● **What is asked**
All lines from the beginning of the listing through the line with "const values = [null, ...scores, null];" are to be copied word for word; the pictures are not.

[begin Supplied information]

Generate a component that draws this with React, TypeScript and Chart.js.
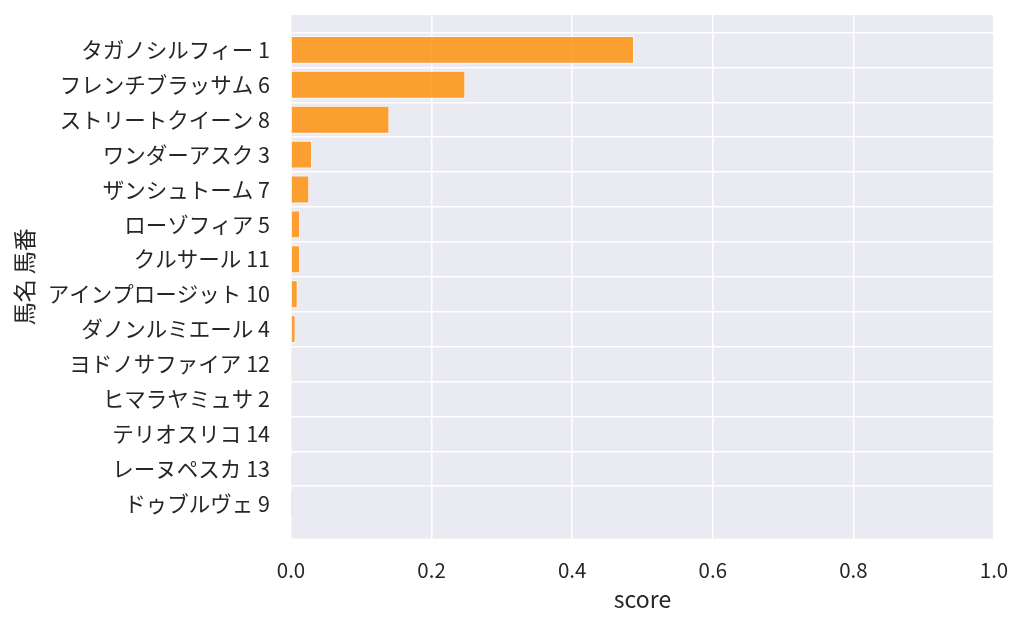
import React, { useEffect, useRef } from 'react';
import { Chart, registerables } from 'chart.js';

Chart.register(...registerables);

// 馬名 馬番 (top to bottom)
const horses: string[] = [
  'タガノシルフィー 1',
  'フレンチブラッサム 6',
  'ストリートクイーン 8',
  'ワンダーアスク 3',
  'ザンシュトーム 7',
  'ローゾフィア 5',
  'クルサール 11',
  'アインプロージット 10',
  'ダノンルミエール 4',
  'ヨドノサファイア 12',
  'ヒマラヤミュサ 2',
  'テリオスリコ 14',
  'レーヌペスカ 13',
  'ドゥブルヴェ 9',
];

const scores: number[] = [
  0.488, 0.248, 0.14, 0.03, 0.026, 0.013, 0.013, 0.0095, 0.0065, 0.002, 0.001, 0.0005,
  0.0003, 0.0002,
];

const xTicks: number[] = [0, 0.2, 0.4, 0.6, 0.8, 1.0];

const FONT = '"Noto Sans CJK JP", "Noto Sans", sans-serif';
const TEXT = '#262626';

const plotBg = {
  id: 'plotBg',
  beforeDraw(chart: any) {
    const { ctx, chartArea } = chart;
    if (!chartArea) return;
    ctx.save();
    ctx.fillStyle = '#eaeaf2';
    ctx.fillRect(chartArea.left, chartArea.top, chartArea.right - chartArea.left, chartArea.bottom - chartArea.top);
    ctx.restore();
  },
};

const ScoreChart: React.FC = () => {
  const canvasRef = useRef<HTMLCanvasElement>(null);
  const chartInstance = useRef<Chart | null>(null);

  useEffect(() => {
    document.body.style.margin = '0';
    if (!canvasRef.current) return;
    const ctx = canvasRef.current.getContext('2d');
    if (!ctx) return;

    // 上下に1カテゴリ分の余白を入れる
    const labels = ['', ...horses, ''];
    const values = [null, ...scores, null];

    chartInstance.current = new Chart(ctx, {
      type: 'bar',
      data: {
        labels,
        datasets: [
          {
            data: values as any,
            backgroundColor: 'rgba(255,140,0,0.8)',
            borderColor: 'rgba(255,255,255,0.8)',
            borderWidth: 1,
            categoryPercentage: 1,
            barPercentage: 0.8,
          },
        ],
      },
      options: {
        indexAxis: 'y',
        animation: false,
        responsive: true,
        maintainAspectRatio: false,
        layout: { padding: { left: 0, right: 30, top: 15, bottom: 0 } },
        plugins: {
          legend: { display: false },
          tooltip: { enabled: false },
        },
        scales: {
          x: {
            type: 'linear',
            min: 0,
            max: 1,
            afterBuildTicks: (axis: any) => {
              axis.ticks = xTicks.map((v) => ({ value: v }));
            },
            afterFit: (axis: any) => {
              axis.height = 88.5;
              axis.paddingLeft = 0;
              axis.paddingRight = 0;
            },
            border: { display: false },
            grid: { color: '#ffffff', lineWidth: 1.5, drawTicks: false },
            ticks: {
              padding: 19,
              color: TEXT,
              font: { family: FONT, size: 20.5 },
              callback: (v: any) => Number(v).toFixed(1),
            },
            title: {
              display: true,
              text: 'score',
              color: TEXT,
              font: { family: FONT, size: 23 },
              padding: { top: 0, bottom: 14 },
            },
          },
          y: {
            type: 'category',
            offset: false,
            afterFit: (axis: any) => {
              axis.width = 291;
              axis.paddingTop = 0;
              axis.paddingBottom = 0;
            },
            border: { display: false },
            grid: {
              color: (c: any) => (c.index === 0 || c.index === labels.length - 1 ? 'rgba(0,0,0,0)' : '#ffffff'),
              lineWidth: 1.5,
              drawTicks: false,
            },
            ticks: {
              padding: 21,
              color: TEXT,
              autoSkip: false,
              font: { family: FONT, size: 21.5 },
            },
            title: {
              display: true,
              text: '馬名 馬番',
              color: TEXT,
              font: { family: FONT, size: 23 },
              padding: { top: 10, bottom: 0 },
            },
          },
        },
      },
      plugins: [plotBg],
    });

    return () => {
      if (chartInstance.current) {
        chartInstance.current.destroy();
        chartInstance.current = null;
      }
    };
  }, []);

  return (
    <div style={{ width: '1024px', height: '627px', position: 'relative' }}>
      <canvas ref={canvasRef}></canvas>
    </div>
  );
};

export default function App() {
  return <ScoreChart />;
}
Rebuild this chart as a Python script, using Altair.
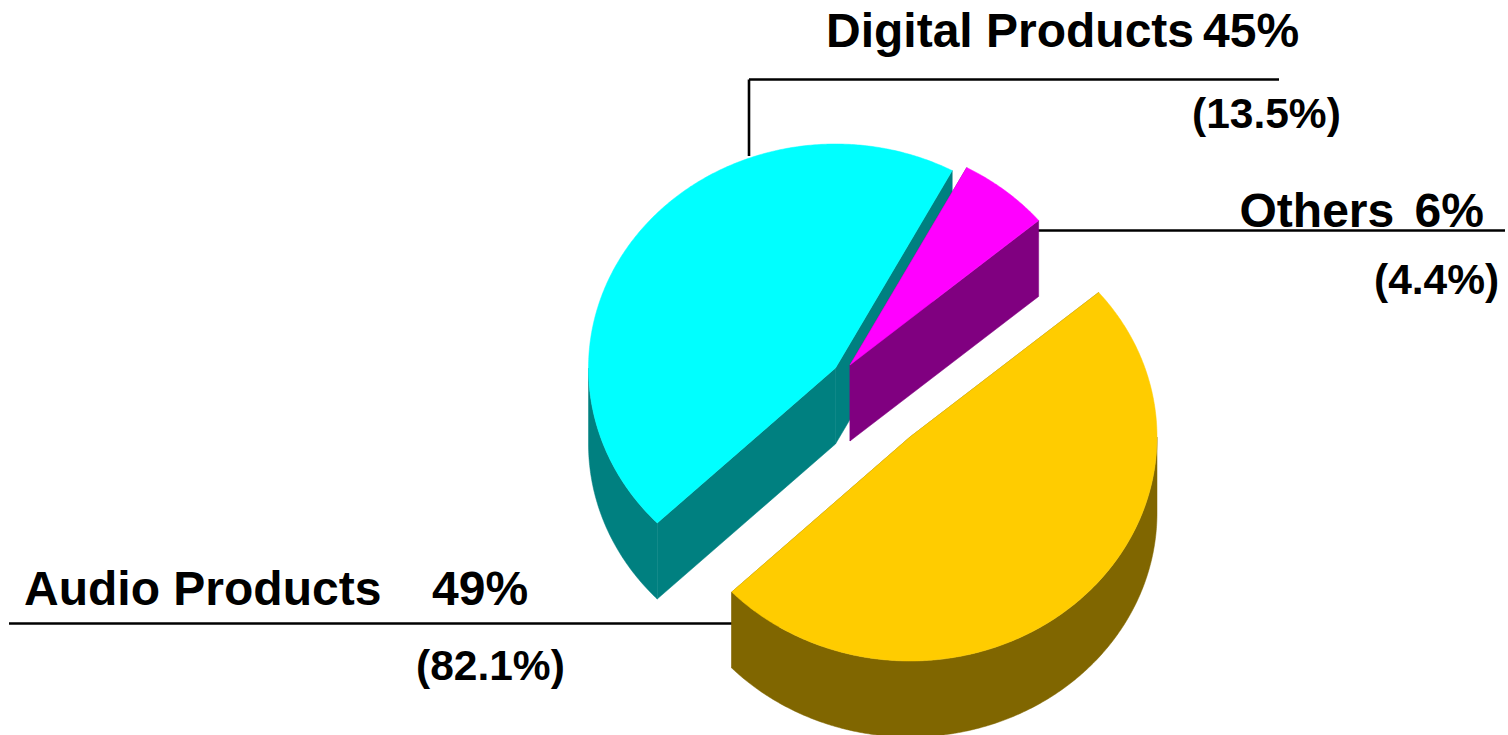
import math

import altair as alt
import pandas as pd

# Share of sales per product group, with the share of operating income in brackets
names = ["Audio Products", "Digital Products", "Others"]
shares = [49, 45, 6]
bracketed = ["82.1%", "13.5%", "4.4%"]

# Pie drawing parameters, in pixels of the 1508x735 canvas
START_ANGLE = 49.8
RX, RY = 247, 224
DEPTH = 76
CENTERS = {"Audio Products": (910, 437), "Digital Products": (835.5, 368), "Others": (850, 365)}
TOP = {"Audio Products": "#FFCC00", "Digital Products": "#00FFFF", "Others": "#FF00FF"}
WALL = {"Audio Products": "#806600", "Digital Products": "#008080", "Others": "#800080"}
DRAW_ORDER = ["Digital Products", "Others", "Audio Products"]


def rim(center, angle):
    a = math.radians(angle)
    return [center[0] + RX * math.sin(a), center[1] - RY * math.cos(a)]


def arc(center, a0, a1):
    steps = max(2, int(abs(a1 - a0) * 2))
    return [rim(center, a0 + (a1 - a0) * i / steps) for i in range(steps + 1)]


def down(points):
    return [[x, y + DEPTH] for x, y in points]


def feature(ring, colour):
    return {
        "type": "Feature",
        "properties": {"fill": colour},
        "geometry": {"type": "Polygon", "coordinates": [ring + [ring[0]]]},
    }


# Walk clockwise round the pie so each wedge spans its own share
spans = {}
angle = START_ANGLE
for name, share in zip(names, shares):
    spans[name] = (angle, angle + share * 3.6)
    angle += share * 3.6

features = []
for name in DRAW_ORDER:
    a0, a1 = spans[name]
    c = list(CENTERS[name])
    edge = arc(c, a0, a1)
    # Cut faces
    for tip in (edge[0], edge[-1]):
        features.append(feature([c, tip] + down([tip, c]), WALL[name]))
    # Curved outer wall, only on the part of the rim that faces the viewer
    lo, hi = max(a0, 90), min(a1, 270)
    if hi > lo:
        front = arc(c, lo, hi)
        features.append(feature(front + down(front)[::-1], WALL[name]))
    # Top surface
    features.append(feature([c] + edge, TOP[name]))

pie = (
    alt.Chart(alt.InlineData(values=features))
    .mark_geoshape(strokeWidth=0.5)
    .encode(
        fill=alt.Fill("properties.fill:N", scale=None, legend=None),
        stroke=alt.Stroke("properties.fill:N", scale=None, legend=None),
    )
    .project(type="identity", scale=1, translate=[0, 0])
)

# Leader lines from the wedges to their labels
leaders = pd.DataFrame(
    {
        "x": [749, 749, 1038, 9],
        "x2": [1279, 749, 1505, 733],
        "y": [79.5, 79.5, 230.5, 623.5],
        "y2": [79.5, 156, 230.5, 623.5],
    }
)
leader_lines = (
    alt.Chart(leaders)
    .mark_rule(color="black", strokeWidth=2.6)
    .encode(
        x=alt.X("x:Q", scale=None),
        x2="x2:Q",
        y=alt.Y("y:Q", scale=None),
        y2="y2:Q",
    )
)

name_text = dict(zip(names, names))
share_text = {n: f"{s}%" for n, s in zip(names, shares)}
paren_text = {n: f"({b})" for n, b in zip(names, bracketed)}

labels = pd.DataFrame(
    [
        {"text": name_text["Digital Products"], "x": 826, "y": 47, "size": 48},
        {"text": share_text["Digital Products"], "x": 1203, "y": 47, "size": 48},
        {"text": paren_text["Digital Products"], "x": 1192, "y": 128, "size": 42.5},
        {"text": name_text["Others"], "x": 1239.5, "y": 227, "size": 48},
        {"text": share_text["Others"], "x": 1414.5, "y": 227, "size": 48},
        {"text": paren_text["Others"], "x": 1374, "y": 294, "size": 42.5},
        {"text": name_text["Audio Products"], "x": 24, "y": 605, "size": 48},
        {"text": share_text["Audio Products"], "x": 432, "y": 605, "size": 48},
        {"text": paren_text["Audio Products"], "x": 416, "y": 680, "size": 42.5},
    ]
)
label_marks = (
    alt.Chart(labels)
    .mark_text(
        font="Liberation Sans",
        fontWeight="bold",
        color="black",
        align="left",
        baseline="alphabetic",
    )
    .encode(
        x=alt.X("x:Q", scale=None),
        y=alt.Y("y:Q", scale=None),
        text="text:N",
        size=alt.Size("size:Q", scale=None, legend=None),
    )
)

chart = (
    alt.layer(leader_lines, pie, label_marks)
    .properties(
        width=1508,
        height=735,
        padding=0,
        autosize=alt.AutoSizeParams(type="none"),
        background="white",
    )
    .configure_view(stroke=None)
    .configure_axis(disable=True)
)

chart.save("out.html", embed_options={"renderer": "svg", "actions": False})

[end Supplied information]

● **Expected answer**
Generate a component that draws this with React, TypeScript and Chart.js.
import React, { useEffect, useRef } from 'react';
import { Chart, registerables } from 'chart.js';

Chart.register(...registerables);

// 馬名 馬番 (top to bottom)
const horses: string[] = [
  'タガノシルフィー 1',
  'フレンチブラッサム 6',
  'ストリートクイーン 8',
  'ワンダーアスク 3',
  'ザンシュトーム 7',
  'ローゾフィア 5',
  'クルサール 11',
  'アインプロージット 10',
  'ダノンルミエール 4',
  'ヨドノサファイア 12',
  'ヒマラヤミュサ 2',
  'テリオスリコ 14',
  'レーヌペスカ 13',
  'ドゥブルヴェ 9',
];

const scores: number[] = [
  0.488, 0.248, 0.14, 0.03, 0.026, 0.013, 0.013, 0.0095, 0.0065, 0.002, 0.001, 0.0005,
  0.0003, 0.0002,
];

const xTicks: number[] = [0, 0.2, 0.4, 0.6, 0.8, 1.0];

const FONT = '"Noto Sans CJK JP", "Noto Sans", sans-serif';
const TEXT = '#262626';

const plotBg = {
  id: 'plotBg',
  beforeDraw(chart: any) {
    const { ctx, chartArea } = chart;
    if (!chartArea) return;
    ctx.save();
    ctx.fillStyle = '#eaeaf2';
    ctx.fillRect(chartArea.left, chartArea.top, chartArea.right - chartArea.left, chartArea.bottom - chartArea.top);
    ctx.restore();
  },
};

const ScoreChart: React.FC = () => {
  const canvasRef = useRef<HTMLCanvasElement>(null);
  const chartInstance = useRef<Chart | null>(null);

  useEffect(() => {
    document.body.style.margin = '0';
    if (!canvasRef.current) return;
    const ctx = canvasRef.current.getContext('2d');
    if (!ctx) return;

    // 上下に1カテゴリ分の余白を入れる
    const labels = ['', ...horses, ''];
    const values = [null, ...scores, null];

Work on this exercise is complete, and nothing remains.